The recent general election has been branded the “most distorted” in British history, after Labour won a historic majority of seats despite receiving just a third of the votes cast.
One in five people voted for either the Greens or Reform, yet the two parties now share just one percent of MPs between them.
The APPG’s Vice Chair, Green MP Ellie Chowns, added: “The point of elections is for everyone to have a real say about who represents them and what direction the country should go in. But thanks to First Past the Post, only four in ten voters got the local MP they chose for this year – and only one in three got the party they voted for in government.
“We need an electoral system that fairly and accurately reflects Britain’s voters in Parliament – and that’s one of the main aims of this new APPG.”

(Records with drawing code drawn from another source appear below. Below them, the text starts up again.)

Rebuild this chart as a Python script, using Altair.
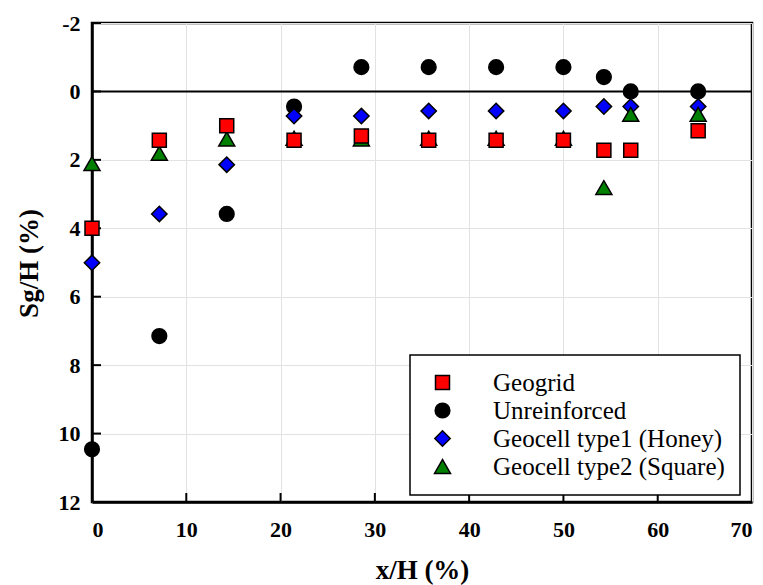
import altair as alt
import pandas as pd

# Horizontal distance from the wall, x/H (%)
x_pos = [0.0, 7.14, 14.29, 21.43, 28.57, 35.71, 42.86, 50.0, 54.29, 57.14, 64.29]

# Surface settlement Sg/H (%) for each case (negative = heave)
geogrid = [4.0, 1.43, 1.0, 1.43, 1.30, 1.43, 1.43, 1.43, 1.72, 1.72, 1.15]
unreinforced = [10.46, 7.15, 3.58, 0.44, -0.71, -0.71, -0.71, -0.71, -0.42, 0.0, 0.0]
geocell_honey = [5.01, 3.58, 2.14, 0.72, 0.72, 0.57, 0.57, 0.57, 0.44, 0.44, 0.44]
geocell_square = [2.11, 1.81, 1.39, 1.37, 1.39, 1.37, 1.37, 1.37, 2.81, 0.67, 0.67]

legend_order = ["Geogrid", "Unreinforced", "Geocell type1 (Honey)", "Geocell type2 (Square)"]
colors = ["#ff0000", "#000000", "#0000ff", "#008000"]
shapes = ["square", "circle", "diamond", "triangle-up"]
sizes = [196, 256, 324, 256]

x_ticks = [0, 10, 20, 30, 40, 50, 60, 70]
y_ticks = [-2, 0, 2, 4, 6, 8, 10, 12]

# drawing order: circles first, squares last (on top)
series = [
    ("Unreinforced", unreinforced),
    ("Geocell type1 (Honey)", geocell_honey),
    ("Geocell type2 (Square)", geocell_square),
    ("Geogrid", geogrid),
]
rows = []
for name, vals in series:
    for xv, yv in zip(x_pos, vals):
        rows.append({"x": xv, "s": yv, "series": name})
df = pd.DataFrame(rows)

FONT = "Liberation Serif"

x_scale = alt.Scale(domain=[0, 70], nice=False, zero=False)
y_scale = alt.Scale(domain=[-2, 12], reverse=True, nice=False, zero=False)

x_axis = alt.Axis(
    values=x_ticks, ticks=False, grid=True, labelPadding=17,
    labelFont=FONT, labelFontSize=22, labelFontWeight="bold", labelColor="black",
    title="x/H (%)", titleFont=FONT, titleFontSize=27, titleFontWeight="bold",
    titleColor="black", titleBaseline="alphabetic", titleY=76,
)
y_axis = alt.Axis(
    values=y_ticks, ticks=False, grid=True, labelPadding=12,
    labelExpr="toString(datum.value)",
    labelFont=FONT, labelFontSize=22, labelFontWeight="bold", labelColor="black",
    title="Sg/H (%)", titleFont=FONT, titleFontSize=27, titleFontWeight="bold",
    titleColor="black", titleAngle=270, titleBaseline="alphabetic",
    titleX=-55, titleY=240,
)

legend = alt.Legend(
    title=None, orient="none", legendX=318, legendY=332,
    labelFont=FONT, labelFontSize=25, labelColor="black", labelLimit=0,
    strokeColor="black", fillColor="white",
    padding=15, rowPadding=2, symbolOffset=5, labelOffset=38,
    symbolStrokeWidth=1.5, symbolOpacity=1,
)

X = alt.X("x:Q", scale=x_scale, axis=x_axis)
Y = alt.Y("s:Q", scale=y_scale, axis=y_axis)

points = alt.Chart(df).mark_point(
    filled=True, strokeWidth=1.5, strokeOpacity=1, opacity=1
).encode(
    x=X,
    y=Y,
    color=alt.Color("series:N", scale=alt.Scale(domain=legend_order, range=colors), legend=legend),
    shape=alt.Shape("series:N", scale=alt.Scale(domain=legend_order, range=shapes), legend=legend),
    size=alt.Size("series:N", scale=alt.Scale(domain=legend_order, range=sizes), legend=legend),
    stroke=alt.Stroke("series:N", scale=alt.Scale(domain=legend_order, range=["black"] * 4), legend=legend),
)

zero_line = alt.Chart(pd.DataFrame({"s": [0]})).mark_rule(
    color="black", strokeWidth=2
).encode(y=Y)

# inward tick marks, clipped to the plot area
y_tick_marks = alt.Chart(pd.DataFrame({"x": [0] * len(y_ticks), "s": y_ticks})).mark_tick(
    orient="horizontal", size=18, thickness=2, color="black", clip=True, opacity=1
).encode(x=X, y=Y)

x_tick_marks = alt.Chart(pd.DataFrame({"x": x_ticks, "s": [12] * len(x_ticks)})).mark_tick(
    orient="vertical", size=18, thickness=2, color="black", clip=True, opacity=1
).encode(x=X, y=Y)

chart = alt.layer(zero_line, y_tick_marks, x_tick_marks, points).properties(
    width=660, height=479,
    autosize=alt.AutoSizeParams(type="none"),
    padding={"left": 92, "top": 23, "right": 11, "bottom": 83},
    background="white",
).configure_view(
    stroke="black", strokeWidth=2.5
).configure_axis(
    domainColor="black", domainWidth=2.5, gridColor="#e2e2e2", gridWidth=1,
).configure_legend(
    strokeWidth=1.5, cornerRadius=0,
)

chart.save("out.html", embed_options={"renderer": "svg", "actions": False})
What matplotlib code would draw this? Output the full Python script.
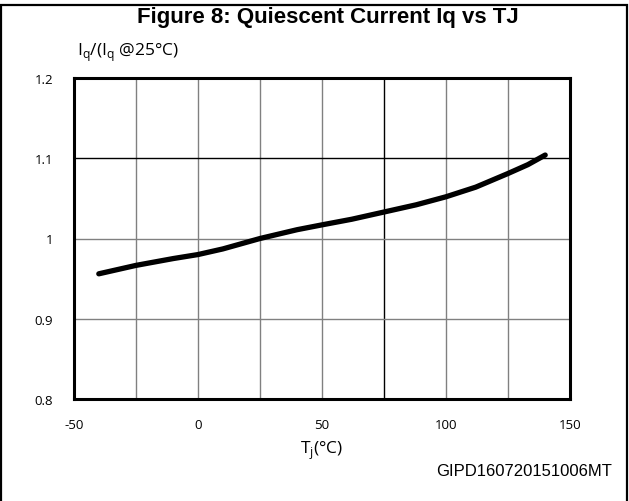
import matplotlib

matplotlib.use("Agg")
import matplotlib.pyplot as plt  # noqa: E402
from matplotlib.patches import Rectangle  # noqa: E402

plt.rcParams["axes.unicode_minus"] = False
plt.rcParams["mathtext.fontset"] = "custom"
plt.rcParams["mathtext.rm"] = "Open Sans"

# curve
tj = [-40, -25, -10, 0, 10, 25, 40, 50, 62, 75, 88, 100, 112, 125, 133, 140]
iq_ratio = [0.956, 0.9665, 0.975, 0.980, 0.987, 1.000, 1.011, 1.017, 1.024,
            1.033, 1.042, 1.052, 1.064, 1.081, 1.092, 1.104]

x_ticks = [-50, 0, 50, 100, 150]
y_ticks = [0.8, 0.9, 1.0, 1.1, 1.2]
y_tick_labels = ["0.8", "0.9", "1", "1.1", "1.2"]
x_grid = [-25, 0, 25, 50, 75, 100, 125]
y_grid = [0.9, 1.0, 1.1]

W, H = 629, 502
fig = plt.figure(figsize=(W / 100, H / 100), dpi=100)

# outer frame (left, top, right; bottom runs off the image)
fig.add_artist(Rectangle((0.8 / W, -0.02), (627 - 0.8) / W, 1 - 5.5 / H + 0.02,
                         transform=fig.transFigure, fill=False, lw=1.6, ec="black"))

ax = fig.add_axes([74 / W, 1 - 400 / H, (570 - 74) / W, (400 - 79) / H])
ax.set_xlim(-50, 150)
ax.set_ylim(0.8, 1.2)

for gx in x_grid:
    ax.axvline(gx, color="black" if gx == 75 else "#808080", lw=1.0, zorder=1)
for gy in y_grid:
    ax.axhline(gy, color="black" if gy == 1.1 else "#808080", lw=1.0, zorder=1)

ax.plot(tj, iq_ratio, color="black", lw=3.8, solid_capstyle="round", zorder=3)

for s in ax.spines.values():
    s.set_linewidth(2.2)
ax.set_xticks(x_ticks)
ax.set_yticks(y_ticks)
ax.set_yticklabels(y_tick_labels)
ax.tick_params(length=0, labelsize=9.5, pad=14)
ax.tick_params(axis="y", pad=15)
for lbl in ax.get_xticklabels() + ax.get_yticklabels():
    lbl.set_family("Open Sans")

fig.text(328 / W, 1 - 18 / H, "Figure 8: Quiescent Current Iq vs TJ", ha="center", va="center",
         fontsize=16, fontweight="bold", family="Liberation Sans")
fig.text(77 / W, 1 - 53 / H, r"I$_\mathregular{q}$/(I$_\mathregular{q}$ @25°C)", ha="left",
         va="center", fontsize=12.5, family="Open Sans")
fig.text(322 / W, 1 - 451 / H, r"T$_\mathregular{j}$(°C)", ha="center", va="center",
         fontsize=12.5, family="Open Sans")
fig.text(612 / W, 1 - 471 / H, "GIPD160720151006MT", ha="right", va="center",
         fontsize=12, family="Liberation Sans")

fig.savefig("out.png", dpi=100)
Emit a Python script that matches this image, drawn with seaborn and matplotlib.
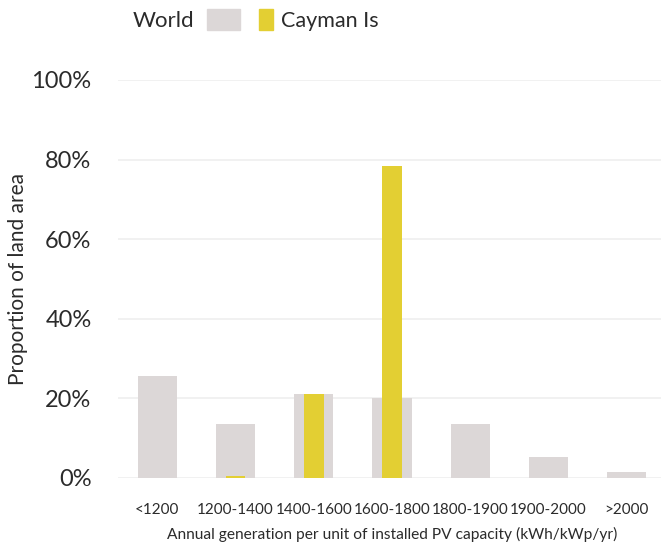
import matplotlib
matplotlib.use("Agg")
import matplotlib.pyplot as plt
import seaborn as sns
import pandas as pd
from matplotlib.patches import Patch

categories = ["<1200", "1200-1400", "1400-1600", "1600-1800", "1800-1900", "1900-2000", ">2000"]
world = [25.6, 13.6, 21.0, 20.0, 13.6, 5.4, 1.5]
cayman = [0.0, 0.5, 21.2, 78.3, 0.0, 0.0, 0.0]
yticks = [0, 20, 40, 60, 80, 100]

sns.set_theme(style="white")
plt.rcParams['font.family'] = ['Lato', 'DejaVu Sans']
txt = "#2b2b2b"
c_world = "#dcd7d7"
c_cay = "#e3cf33"

df = pd.DataFrame({"cat": categories, "world": world, "cayman": cayman})

fig = plt.figure(figsize=(6.61, 5.46), dpi=100)
ax = fig.add_axes([118/661, 68/546, 548/661, 398/546])

sns.barplot(data=df, x="cat", y="world", order=categories, color=c_world,
            width=0.5, saturation=1, linewidth=0, ax=ax, zorder=2)
sns.barplot(data=df, x="cat", y="cayman", order=categories, color=c_cay,
            width=0.25, saturation=1, linewidth=0, ax=ax, zorder=3)

ax.set_ylim(0, 100)
ax.set_xlim(-0.5, 6.5)
ax.set_yticks(yticks)
ax.set_yticklabels([f"{v}%" for v in yticks], fontsize=17, color=txt)
ax.tick_params(axis="x", labelsize=11, labelcolor=txt, length=0, pad=18)
ax.tick_params(axis="y", length=0, pad=19, labelcolor=txt)
ax.yaxis.grid(True, color="#efefef", linewidth=1.2, zorder=0)
ax.set_axisbelow(True)
for s in ax.spines.values():
    s.set_visible(False)

ax.set_xlabel("Annual generation per unit of installed PV capacity (kWh/kWp/yr)",
              fontsize=11.2, color=txt, labelpad=7)
ax.set_ylabel("Proportion of land area", fontsize=15, color=txt)
ax.yaxis.set_label_coords(-0.165, 0.5)

leg1 = fig.legend(handles=[Patch(color=c_world, label="World")], loc="center right",
                  bbox_to_anchor=(240/661, 1 - 20/546), frameon=False, markerfirst=False,
                  fontsize=16, handlelength=1.5, handleheight=1.1, handletextpad=0.55,
                  borderpad=0, borderaxespad=0, labelcolor=txt)
leg2 = fig.legend(handles=[Patch(color=c_cay, label="Cayman Is")], loc="center left",
                  bbox_to_anchor=(259/661, 1 - 20/546), frameon=False,
                  fontsize=15.5, handlelength=0.63, handleheight=1.1, handletextpad=0.4,
                  borderpad=0, borderaxespad=0, labelcolor=txt)

fig.savefig("out.png", dpi=100)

After the first official meeting on Tuesday in Parliament, the APPG for Fair Elections will hold a public launch event in parliament in the coming months.
Backers say it will play an active role bringing together campaigns both inside and outside Parliament.
Mark Kieran, director of the democracy campaign group Fair Vote, said: “This summer’s riots laid bare the danger that deliberate disinformation can pose – and elections in Britain, the US and beyond have faced a growing risk of being undermined by malicious actors.”
He warned of “dark money” continuing to “pour into politics”, giving influence to anonymous individuals.
The mission of the APPG for Fair Elections is to enhance the integrity of UK democracy by replacing First Past the Post with a proportional system that “makes seats match votes”, “eliminating dark money and undemocratic influence” from politics, countering disinformation in political debate, and “delivering clean and fair elections” where all votes count.
The group may also turn their attention to mandatory voter ID, after a new Electoral Commission report revealed that hundreds of thousands of people didn’t vote this July due to strict new photo identification rules.
The new parliamentary officers of the cross-party group are:
- Alex Sobel MP, Labour (Chair)
- Ellie Chowns MP, Green (Vice Chair)
- Lord Balfe, Conservative (Vice Chair)
- Lisa Smart MP, Liberal Democrat (Vice Chair)
This June, Professor John Curtice and the National Centre for Social Research found that trust and confidence in British politics and elections had fallen to a record low, while proposals to change the voting system commanded record, majority support.